Henderson pointed his searchlight into the rusting innards of the old water tank, whose back end protrudes through a wall into the basement of 15K, invading a storage room adjacent to what is now a darkroom. The tank, long dry, hosts a thickening bed of rusting metal flakes and some old pipelengths shoved in for storage.

The butt end of the water tank protrudes into the basement of 15K. Henderson uses the room for storage of spare parts.

"There was a serious rat infestation in this building some years back," recalled Henderson, a friendly workman of the sort who has a kind word to say about individual people but only exasperating things to say about large, impersonal bureaucracies. "I used to toss a pipefitting onto the floor when I opened the basement door in the morning, to scare the rats away. Employees in the building told me that if they left an apple out on their desk overnight, by morning it would be half-eaten."

Indeed there is a sign on the basement door of 15K today that may be unique among NIH facilities: "Please Keep Door Closed!! Rats, Mice, Crawling & Flying Insects Will Enter Through Doors Left Open."

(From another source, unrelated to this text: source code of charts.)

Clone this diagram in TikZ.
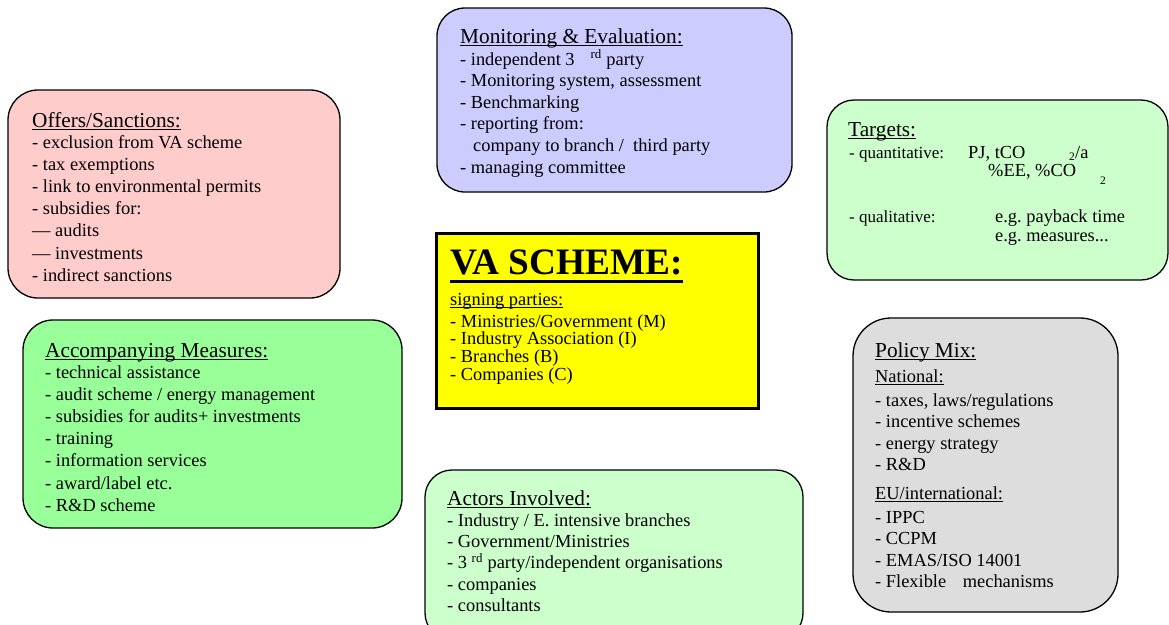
\documentclass[tikz,border=0pt]{standalone}
\usepackage{fontspec}
\setmainfont{Liberation Serif}
\frenchspacing
\newcommand{\ulin}[3]{\setbox0=\hbox{#3}\rlap{\rule[-#1]{\wd0}{#2}}\box0}
\newcommand{\txtlines}[1]{\begin{tabular}[t]{@{}l@{}}#1\end{tabular}}
\definecolor{offc}{RGB}{255,204,204}
\definecolor{monc}{RGB}{204,204,255}
\definecolor{tarc}{RGB}{204,255,204}
\definecolor{accc}{RGB}{153,255,153}
\definecolor{actc}{RGB}{204,255,204}
\definecolor{polc}{RGB}{221,221,221}
\definecolor{vac}{RGB}{255,255,0}
\begin{document}
\begin{tikzpicture}[x=1pt,y=-1pt,
  box/.style={draw=black, line width=1.3pt, rectangle, inner sep=0pt},
  ttl/.style={anchor=base west, inner sep=0pt, font=\fontsize{21.3}{25}\selectfont},
  txt/.style={anchor=base west, inner sep=0pt, font=\fontsize{18.4}{22.2}\selectfont},
  ttxt/.style={anchor=base west, inner sep=0pt, font=\fontsize{17}{20}\selectfont},
  sub/.style={anchor=base west, inner sep=0pt, font=\fontsize{11.5}{14}\selectfont}]
\useasboundingbox (0,0) rectangle (1169,624);
\clip (0,0) rectangle (1169,624);
\fill[white] (0,0) rectangle (1169,624);

% Offers / Sanctions
\node[box, fill=offc, rounded corners=30pt, minimum width=332pt, minimum height=208pt] (offers) at (174,194) {};
\node[ttl] (offersT) at (32,127) {\ulin{3pt}{1.2pt}{Offers/Sanctions:}};
\node[txt] (offersL) at (32,148) {\txtlines{- exclusion from VA scheme\\
- tax exemptions\\
- link to environmental permits\\
- subsidies for:\\
\textemdash{} audits\\
\textemdash{} investments\\
- indirect sanctions}};

% Monitoring & Evaluation
\node[box, fill=monc, rounded corners=28pt, minimum width=355pt, minimum height=184pt] (mon) at (614.5,100) {};
\node[ttl] (monT) at (460,43) {\ulin{3pt}{1.2pt}{Monitoring \& Evaluation:}};
\node[txt, font=\fontsize{18.4}{21.6}\selectfont] (monL) at (460,65) {\txtlines{- independent 3\hspace{16pt}\textsuperscript{rd} party\\
- Monitoring system, assessment\\
- Benchmarking\\
- reporting from:\\
\hspace{13pt}company to branch /\ \ third party\\
- managing committee}};

% Targets
\node[box, fill=tarc, rounded corners=27pt, minimum width=341pt, minimum height=180pt] (tar) at (997.5,190) {};
\node[ttl] (tarT) at (848,136) {\ulin{3pt}{1.2pt}{Targets:}};
\node[ttxt] (tq) at (849,158) {- quantitative:};
\node[txt] (tq1) at (968,158) {PJ, tCO};
\node[sub] (tq2a) at (1069,160.5) {2};
\node[txt] (tq2) at (1075,158) {/a};
\node[txt] (tq3) at (988,176) {\%EE, \%CO};
\node[sub] (tq4) at (1100,184) {2};
\node[ttxt] (tl) at (849,222.5) {- qualitative:};
\node[txt] (tl1) at (995,222.5) {e.g. payback time};
\node[txt] (tl2) at (995,241.5) {e.g. measures...};

% VA Scheme
\node[draw=black, line width=3.3pt, fill=vac, rectangle, inner sep=0pt, minimum width=322pt, minimum height=175pt] (va) at (597.5,321) {};
\node[anchor=base west, inner sep=0pt, font=\fontsize{37.3}{40}\selectfont\bfseries] (vaT) at (450,274) {\ulin{8.8pt}{3.3pt}{VA SCHEME:}};
\node[txt] (vaS) at (450,305) {\ulin{2.8pt}{1.1pt}{signing parties:}};
\node[txt, font=\fontsize{18.4}{17.3}\selectfont] (vaL) at (450,327) {\txtlines{- Ministries/Government (M)\\
- Industry Association (I)\\
- Branches (B)\\
- Companies (C)}};

% Accompanying Measures
\node[box, fill=accc, rounded corners=30pt, minimum width=379pt, minimum height=208pt] (acc) at (212.5,424) {};
\node[ttl] (accT) at (45,357) {\ulin{3pt}{1.2pt}{Accompanying Measures:}};
\node[txt] (accL) at (45,378) {\txtlines{- technical assistance\\
- audit scheme / energy management\\
- subsidies for audits+ investments\\
- training\\
- information services\\
- award/label etc.\\
- R\&D scheme}};

% Actors Involved
\node[box, fill=actc, rounded corners=27pt, minimum width=378pt, minimum height=170pt] (act) at (614,555) {};
\node[ttl] (actT) at (447,505) {\ulin{3pt}{1.2pt}{Actors Involved:}};
\node[txt, font=\fontsize{18.4}{21.3}\selectfont] (actL) at (447,526) {\txtlines{- Industry / E. intensive branches\\
- Government/Ministries\\
- 3 \textsuperscript{rd} party/independent organisations\\
- companies\\
- consultants}};

% Policy Mix
\node[box, fill=polc, rounded corners=38pt, minimum width=265pt, minimum height=294pt] (pol) at (985.5,465) {};
\node[ttl] (polT) at (875,357) {\ulin{3pt}{1.2pt}{Policy Mix:}};
\node[txt] (polN) at (875,382) {\ulin{2.8pt}{1.3pt}{National:}};
\node[txt, font=\fontsize{18.4}{21.6}\selectfont] (polNL) at (875,406) {\txtlines{- taxes, laws/regulations\\
- incentive schemes\\
- energy strategy\\
- R\&D}};
\node[txt] (polE) at (875,499) {\ulin{2.8pt}{1.1pt}{EU/international:}};
\node[txt, font=\fontsize{18.4}{21.5}\selectfont] (polEL) at (875,523) {\txtlines{- IPPC\\
- CCPM\\
- EMAS/ISO 14001\\
- Flexible\hspace{12pt} mechanisms}};
\end{tikzpicture}
\end{document}
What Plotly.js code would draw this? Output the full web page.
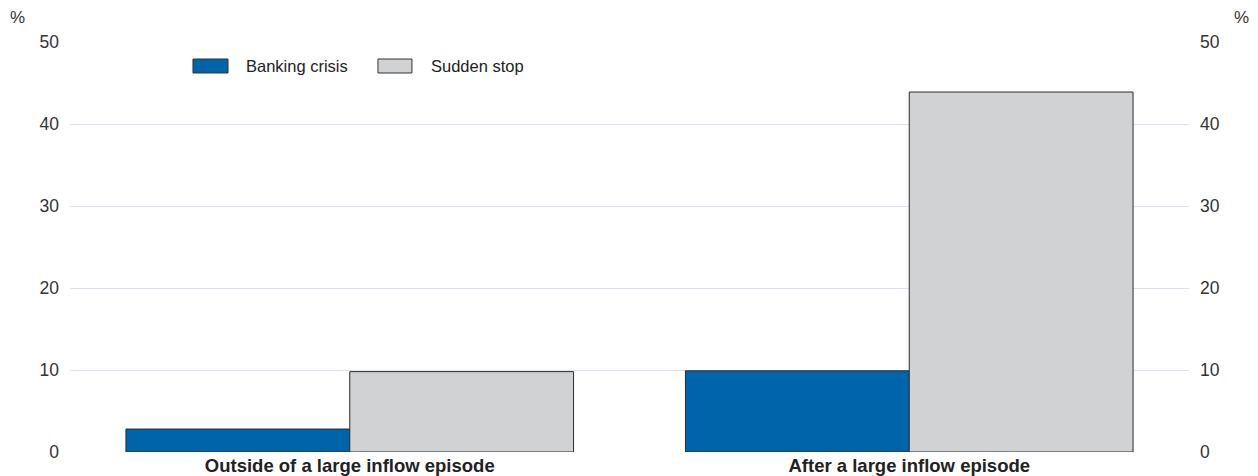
<!DOCTYPE html>
<html><head><meta charset="utf-8">
<script src="https://cdn.plot.ly/plotly-3.0.1.min.js"></script>
<style>html,body{margin:0;padding:0;background:#fff}#chart{width:1258px;height:476px}</style>
</head><body><div id="chart"></div>
<script>
const categories = ["Outside of a large inflow episode", "After a large inflow episode"];
const bankingCrisis = [2.8, 9.9];
const suddenStop = [9.8, 43.9];
const seriesNames = ["Banking crisis", "Sudden stop"];
const seriesColors = ["#0064ab", "#d0d2d4"];
const yTicks = [0, 10, 20, 30, 40, 50];

const FONT = "Liberation Sans, Arial, Helvetica, sans-serif";
const outline = {color: "#2b2b2b", width: 1};

const traces = [
  {type: "bar", name: seriesNames[0], x: categories, y: bankingCrisis,
   marker: {color: seriesColors[0], line: outline}, hoverinfo: "y"},
  {type: "bar", name: seriesNames[1], x: categories, y: suddenStop,
   marker: {color: seriesColors[1], line: outline}, hoverinfo: "y"},
  {type: "bar", x: categories, y: suddenStop, yaxis: "y2", showlegend: false,
   marker: {color: "rgba(0,0,0,0)"}, hoverinfo: "skip"}
];

// legend keys (layout decoration, paper coordinates)
const legendKeys = [
  {x0: 0.1099, x1: 0.1412, tx: 0.1555},
  {x0: 0.2752, x1: 0.3056, tx: 0.3208}
];
const shapes = legendKeys.map((k, i) => ({
  type: "rect", xref: "paper", yref: "paper", x0: k.x0, x1: k.x1, y0: 0.9244, y1: 0.9585,
  fillcolor: seriesColors[i], line: {color: "#333", width: 1}
}));
const annotations = legendKeys.map((k, i) => ({
  text: seriesNames[i], xref: "paper", yref: "paper", x: k.tx, y: 0.9415,
  xanchor: "left", yanchor: "middle", showarrow: false, font: {size: 16.5, color: "#222"}
}));
annotations.push(
  {text: "%", xref: "paper", yref: "paper", x: -0.047, y: 1.06, xanchor: "center", yanchor: "middle",
   showarrow: false, font: {size: 17, color: "#333"}},
  {text: "%", xref: "paper", yref: "paper", x: 1.047, y: 1.06, xanchor: "center", yanchor: "middle",
   showarrow: false, font: {size: 17, color: "#333"}}
);

const layout = {
  width: 1258, height: 476,
  margin: {l: 70, r: 69, t: 42, b: 24},
  paper_bgcolor: "#fff", plot_bgcolor: "#fff",
  font: {family: FONT, size: 15, color: "#222"},
  barmode: "group", bargap: 0.2, bargroupgap: 0,
  showlegend: false,
  xaxis: {type: "category", showgrid: false, zeroline: false, showline: false,
          ticks: "", tickfont: {size: 18.5, weight: "bold", color: "#222"}, fixedrange: true},
  yaxis: {range: [0, 50], tickvals: yTicks, showgrid: true, gridcolor: "#dbe2ef", gridwidth: 1,
          zeroline: false, showline: false, ticks: "", ticklabelstandoff: 10,
          tickfont: {size: 17.5, color: "#333"}, fixedrange: true},
  yaxis2: {range: [0, 50], tickvals: yTicks, overlaying: "y", side: "right", showgrid: false,
           zeroline: false, showline: false, ticks: "", ticklabelstandoff: 10,
           tickfont: {size: 17.5, color: "#333"}, fixedrange: true},
  shapes: shapes,
  annotations: annotations
};

Plotly.newPlot("chart", traces, layout, {displayModeBar: false, staticPlot: true});
</script></body></html>
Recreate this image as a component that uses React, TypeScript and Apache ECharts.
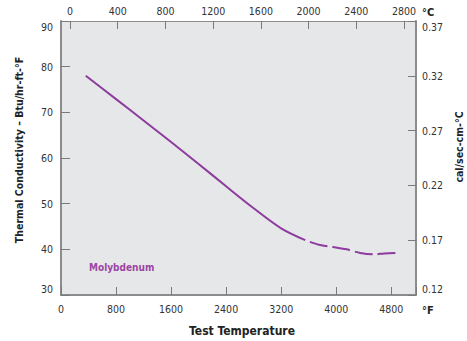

So the mystery is solved, and, in a way, everyone was right. The room may indeed have served as a wine cellar. Certainly it is cool and dark enough. Servants may once have drawn water at the well, and deliveries may have been received there. It may, upon a time, have included a passage into the nearby darkroom, though now they seem entirely separate. Giles doesn't remember cabernet in the cavern, but does recall a garage back there, built into the hill, so Tuck Arnold's recollections could be accurate as well. And McSweegan's guess was pure poetry, also an aspect of the old Wilson estate. A forgotten door, for sure, but one brimming with currents of memory.